OBJECTIVE: Restate all the material verbatim, except for the pictures.
"""
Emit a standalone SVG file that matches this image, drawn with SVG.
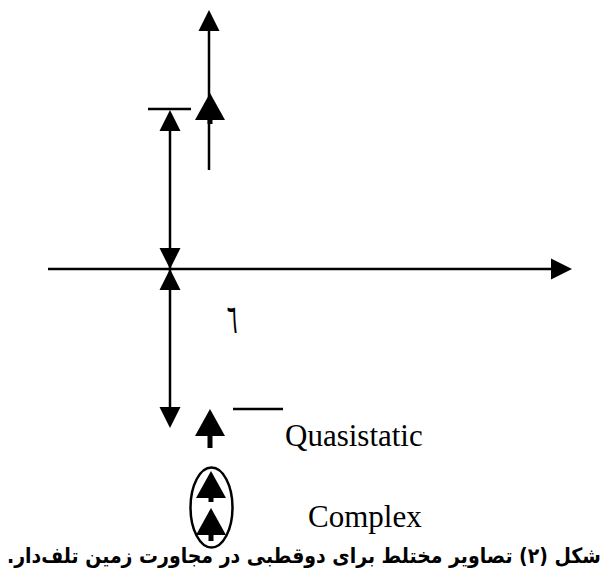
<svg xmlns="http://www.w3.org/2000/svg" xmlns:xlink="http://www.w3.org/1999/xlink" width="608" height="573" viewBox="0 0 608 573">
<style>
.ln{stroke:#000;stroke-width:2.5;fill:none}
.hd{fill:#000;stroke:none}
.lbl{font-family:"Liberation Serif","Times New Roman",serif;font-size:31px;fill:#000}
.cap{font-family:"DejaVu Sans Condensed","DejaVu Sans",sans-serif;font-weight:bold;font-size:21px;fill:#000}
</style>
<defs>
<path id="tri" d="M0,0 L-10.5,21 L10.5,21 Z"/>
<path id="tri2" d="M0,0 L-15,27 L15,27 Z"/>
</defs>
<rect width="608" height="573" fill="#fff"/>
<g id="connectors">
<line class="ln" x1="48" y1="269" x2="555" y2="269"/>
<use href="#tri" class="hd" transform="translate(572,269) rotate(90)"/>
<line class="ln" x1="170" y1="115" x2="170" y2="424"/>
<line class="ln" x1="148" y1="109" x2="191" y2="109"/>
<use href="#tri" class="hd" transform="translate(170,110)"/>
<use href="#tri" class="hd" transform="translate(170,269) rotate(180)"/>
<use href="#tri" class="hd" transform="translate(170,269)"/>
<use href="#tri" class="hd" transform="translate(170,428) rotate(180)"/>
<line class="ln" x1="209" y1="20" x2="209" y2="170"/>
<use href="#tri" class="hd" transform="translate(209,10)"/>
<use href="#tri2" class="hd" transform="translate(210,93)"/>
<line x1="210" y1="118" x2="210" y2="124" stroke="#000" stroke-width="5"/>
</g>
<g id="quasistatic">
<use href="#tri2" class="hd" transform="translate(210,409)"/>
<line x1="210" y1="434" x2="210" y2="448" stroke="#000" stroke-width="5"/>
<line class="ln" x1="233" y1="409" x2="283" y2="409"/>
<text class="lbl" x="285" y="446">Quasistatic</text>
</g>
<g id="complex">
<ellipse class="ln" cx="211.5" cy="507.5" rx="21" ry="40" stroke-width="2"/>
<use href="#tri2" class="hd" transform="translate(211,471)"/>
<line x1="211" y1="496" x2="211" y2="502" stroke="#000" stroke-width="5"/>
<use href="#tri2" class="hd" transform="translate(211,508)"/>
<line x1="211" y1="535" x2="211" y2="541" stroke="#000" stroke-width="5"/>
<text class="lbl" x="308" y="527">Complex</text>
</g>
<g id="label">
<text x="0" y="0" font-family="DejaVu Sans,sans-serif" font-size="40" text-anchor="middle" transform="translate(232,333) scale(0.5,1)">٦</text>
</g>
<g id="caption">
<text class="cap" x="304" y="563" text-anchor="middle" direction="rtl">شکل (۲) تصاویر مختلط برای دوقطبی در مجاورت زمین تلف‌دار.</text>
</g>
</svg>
"""
WRITTEN SOLUTION:
Emit a standalone SVG file that matches this image, drawn with SVG.
<svg xmlns="http://www.w3.org/2000/svg" xmlns:xlink="http://www.w3.org/1999/xlink" width="608" height="573" viewBox="0 0 608 573">
<style>
.ln{stroke:#000;stroke-width:2.5;fill:none}
.hd{fill:#000;stroke:none}
.lbl{font-family:"Liberation Serif","Times New Roman",serif;font-size:31px;fill:#000}
.cap{font-family:"DejaVu Sans Condensed","DejaVu Sans",sans-serif;font-weight:bold;font-size:21px;fill:#000}
</style>
<defs>
<path id="tri" d="M0,0 L-10.5,21 L10.5,21 Z"/>
<path id="tri2" d="M0,0 L-15,27 L15,27 Z"/>
</defs>
<rect width="608" height="573" fill="#fff"/>
<g id="connectors">
<line class="ln" x1="48" y1="269" x2="555" y2="269"/>
<use href="#tri" class="hd" transform="translate(572,269) rotate(90)"/>
<line class="ln" x1="170" y1="115" x2="170" y2="424"/>
<line class="ln" x1="148" y1="109" x2="191" y2="109"/>
<use href="#tri" class="hd" transform="translate(170,110)"/>
<use href="#tri" class="hd" transform="translate(170,269) rotate(180)"/>
<use href="#tri" class="hd" transform="translate(170,269)"/>
<use href="#tri" class="hd" transform="translate(170,428) rotate(180)"/>
<line class="ln" x1="209" y1="20" x2="209" y2="170"/>
<use href="#tri" class="hd" transform="translate(209,10)"/>
<use href="#tri2" class="hd" transform="translate(210,93)"/>
<line x1="210" y1="118" x2="210" y2="124" stroke="#000" stroke-width="5"/>
</g>
<g id="quasistatic">
<use href="#tri2" class="hd" transform="translate(210,409)"/>
<line x1="210" y1="434" x2="210" y2="448" stroke="#000" stroke-width="5"/>
<line class="ln" x1="233" y1="409" x2="283" y2="409"/>
<text class="lbl" x="285" y="446">Quasistatic</text>
</g>
<g id="complex">
<ellipse class="ln" cx="211.5" cy="507.5" rx="21" ry="40" stroke-width="2"/>
<use href="#tri2" class="hd" transform="translate(211,471)"/>
<line x1="211" y1="496" x2="211" y2="502" stroke="#000" stroke-width="5"/>
<use href="#tri2" class="hd" transform="translate(211,508)"/>
<line x1="211" y1="535" x2="211" y2="541" stroke="#000" stroke-width="5"/>
<text class="lbl" x="308" y="527">Complex</text>
</g>
<g id="label">
<text x="0" y="0" font-family="DejaVu Sans,sans-serif" font-size="40" text-anchor="middle" transform="translate(232,333) scale(0.5,1)">٦</text>
</g>
<g id="caption">
<text class="cap" x="304" y="563" text-anchor="middle" direction="rtl">شکل (۲) تصاویر مختلط برای دوقطبی در مجاورت زمین تلف‌دار.</text>
</g>
</svg>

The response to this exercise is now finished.